Namun, ternyata dengan sabda Yesus ini, akhirnya
mata hati orang-orang Farisi dan ahli-ahli Taurat terbuka, mereka sadar bahwa
mereka juga orang yang berdosa. Karena dosa itu, maka sebenarnya mereka juga
tidak pantas menghukum sesama yang berdosa. Maka, akhirnya mereka pun pergi
meninggalkan perempuan itu. Mulai dari yang tertua, karena mereka merasa bahwa
mereka lah yang telah banyak berbuat dosa dari dulu sampai sekarang.

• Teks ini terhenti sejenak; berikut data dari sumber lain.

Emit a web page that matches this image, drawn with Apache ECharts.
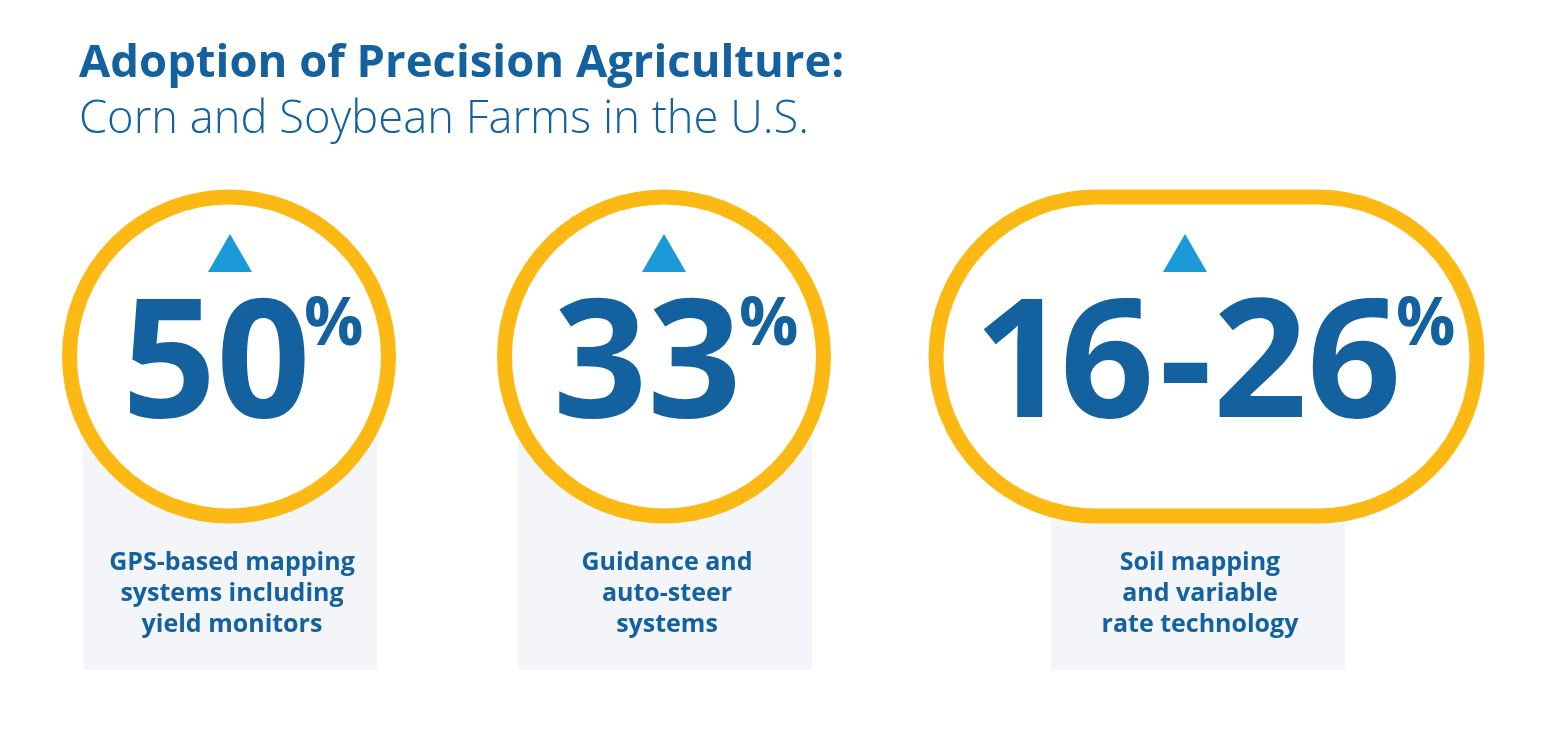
<!DOCTYPE html>
<html>
<head>
<meta charset="utf-8">
<style>
  html, body { margin: 0; padding: 0; background: #fff; }
  #chart { width: 1548px; height: 734px; }
</style>
</head>
<body>
<div id="chart"></div>
<script src="https://cdn.jsdelivr.net/npm/echarts@6/dist/echarts.min.js"></script>
<script>
const titleMain = 'Adoption of Precision Agriculture:';
const titleSub = 'Corn and Soybean Farms in the U.S.';
const categories = [
  'GPS-based mapping\nsystems including\nyield monitors',
  'Guidance and\nauto-steer\nsystems',
  'Soil mapping\nand variable\nrate technology',
];
const lowValues = [50, 33, 16];
const highValues = [50, 33, 26];

const BLUE = '#13629f';
const GOLD = '#fdb913';
const SKY = '#1a9ad6';
const PANEL = '#f4f5f9';
const FONT = '"Open Sans", sans-serif';

// layout of each badge, in page pixels. The range figure is hand-kerned, so numX has one x per glyph
const layouts = [
  { left: 69.5, right: 388.5, panelX: 83, tri: 230, numX: [122], pct: 304 },
  { left: 504.5, right: 823.5, panelX: 518, tri: 664, numX: [553], pct: 739 },
  { left: 936, right: 1477, panelX: 1051, tri: 1185, numX: [974, 1060, 1159, 1213, 1307], pct: 1396 },
];
const RING_TOP = 197;
const RING_H = 319;
const PANEL_W = 294;
const PANEL_BOTTOM = 670;

function renderBadge(params, api) {
  const i = api.value(0);
  const low = api.value(1);
  const high = api.value(2);
  const l = layouts[i];
  const numText = low === high ? String(low) : low + '-' + high;
  const pieces = l.numX.length > 1 ? numText.split('') : [numText];
  const midY = RING_TOP + RING_H / 2;
  return {
    type: 'group',
    children: [
      {
        type: 'rect',
        shape: { x: l.panelX, y: midY, width: PANEL_W, height: PANEL_BOTTOM - midY },
        style: { fill: PANEL },
      },
      {
        type: 'rect',
        shape: { x: l.left, y: RING_TOP, width: l.right - l.left, height: RING_H, r: RING_H / 2 },
        style: { fill: '#fff', stroke: GOLD, lineWidth: 15 },
      },
      {
        type: 'polygon',
        shape: { points: [[l.tri, 234], [l.tri + 22, 272], [l.tri - 22, 272]] },
        style: { fill: SKY },
      },
      ...pieces.map((piece, k) => ({
        type: 'text',
        style: {
          x: l.numX[k], y: 370, text: piece, fill: BLUE, align: 'left', verticalAlign: 'middle',
          font: '700 165px ' + FONT,
        },
      })),
      {
        type: 'text',
        style: {
          x: l.pct, y: 326, text: '%', fill: BLUE, align: 'left', verticalAlign: 'middle',
          font: '700 66px ' + FONT,
        },
      },
      {
        type: 'text',
        style: {
          x: l.panelX + PANEL_W / 2 + 2, y: 594, text: categories[i], fill: BLUE,
          align: 'center', verticalAlign: 'middle', lineHeight: 31,
          font: '700 25px ' + FONT,
        },
      },
    ],
  };
}

const chart = echarts.init(document.getElementById('chart'), null, { renderer: 'canvas' });
chart.setOption({
  animation: false,
  backgroundColor: '#fff',
  title: [
    {
      text: titleMain, left: 74, top: 37,
      textStyle: { color: BLUE, fontFamily: FONT, fontWeight: 700, fontSize: 45.4 },
    },
    {
      text: titleSub, left: 74, top: 93,
      textStyle: { color: BLUE, fontFamily: FONT, fontWeight: 300, fontSize: 45.3 },
    },
  ],
  series: [
    {
      type: 'custom',
      coordinateSystem: 'none',
      silent: true,
      renderItem: renderBadge,
      data: categories.map((c, i) => [i, lowValues[i], highValues[i]]),
    },
  ],
});
</script>
</body>
</html>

Dengan perginya orang-orang Farisi dan ahli-ahli
Taurat meninggalkan perempuan yang berdosa ini, berarti tahap pertama dari
hukum cinta kasih dan pengampunan yang ditulis Yesus di tanah Israel mulai
melekat di hati mereka. Mereka mulai menyadari, bahwa mereka adalah orang yang
berdosa, dan tidak pantas menghakimi orang lain yang berdosa, karena mereka
semua sama-sama pendosa. Namun, sampai pada tahap kesadaran akan dosa belumlah
cukup, tahapan selanjutnya adalah pengampuan dosa. Pengampuan itulah yang
dialami oleh perempuan yang berdosa ini. Ia sudah menyesali dosanya dan ingin
bertobat, maka Yesus mengampuni dosanya. Yesus bersabda kepada-Nya, “Aku pun tidak menghukum engkau. Pergilah,
dan mulai dari sekarang jangan berbuat dosa lagi." Dengan sabda yang
luar biasa ini, Yesus mengampuni dosa dari perempuan ini, dan sekaligus
memberikan pesan amat penting, yaitu supaya perempuan tersebut bertobat dan
tidak berbuat dosa lagi. Rahmat pengampunan telah diterima oleh perempuan ini. Dengan
demikian, hukum cinta kasih dan pengampunan yang telah ditulis dan ditabur oleh
Yesus di tanah Israel kini telah terukir di hatinya, dan ia telah menjadi
manusia baru, berkat rahmat pengampunan yang berasal dari Tuhan Yesus sendiri.
Saudara-saudari
terkasih, dua minggu berturut-turut sejak Minggu Prapaskah IV,
kita disuguhkan dengan Kisah Kerahiman Allah. Allah yang maharahim ditampakkan
dalam perumpamaan tentang seorang bapa yang baik hati dan mau mengampuni anak
bungsunya yang sudah durhaka dan mau menerima kembali anak itu ke dalam
keluarganya. Allah yang maharahim juga tampak secara nyata dalam diri Yesus
yang mau mengampuni perempuan yang berdosa, dan tidak menghukum perempuan itu,
walaupun ia sudah selayaknya dihukum karena perbuatan dosanya.
Melalui Kisah Kerahiman Allah ini, maka pertama-tama
kita semua diajak untuk juga mengalami dan merasakan sendiri Kerahiman Allah itu,
yaitu dengan menerima Rahmat Pengampuan Suci yang berasal dari Allah sendiri. Rahmat
pengampunan suci itu hanya dapat kita peroleh, jika kita mau mengaku dosa di
hadapan imam. Dengan menerima Sakramen Tobat, maka secara langsung kita
menerima rahmat pengampunan suci yang berasal dari Allah sendiri.
Kisah Kerahiman Allah juga mengajarkan kita untuk
memiliki kerahiman seperti Allah sendiri. Kita harus bisa mengampuni sesama
kita, seperti Yesus yang telah mengampuni dosa kita. Jangan sampai kita
bersikap seperti orang-orang Farisi dan ahli-ahli Taurat di awal kisah Injil
tadi. Jangan sampai kita mudah menghakimi orang lain, menyalahkan orang lain,
menuduh orang lain, melemparkan kesalahan kepada orang lain, dan menyebarkan
fitnah dan gosip yang tidak benar tentang orang lain, tanpa mengoreksi diri
sendiri! Maka dari itu, kita harus mengoreksi diri kita sebelum kita mengoreksi
orang lain. Introspeksi diri menjadi jalan bagi kita untuk dapat menyadari
segala dosa dan kesalahan kita, sehingga kita tidak menghakimi orang lain.
Marilah kita belajar untuk bersikap seperti Tuhan
Yesus, tidak menghakimi orang lain, tetapi mau mengampuni orang lain. Marilah
kita tinggalkan sifat-sifat buruk kita yang suka menghakimi orang lain. Dan
marilah di Masa Prapaskah ini kita mohon rahmat pengampunan dari Allah dan bantuan
rahmat Allah agar kita bisa mengampuni sesama yang berdosa. Dengan demikian,
maka hukum cinta kasih dan pengampunan tidak hanya tinggal di tanah saja dan
diinjak-injak orang, tetapi sungguh tertanam di dalam hati kita masing-masing.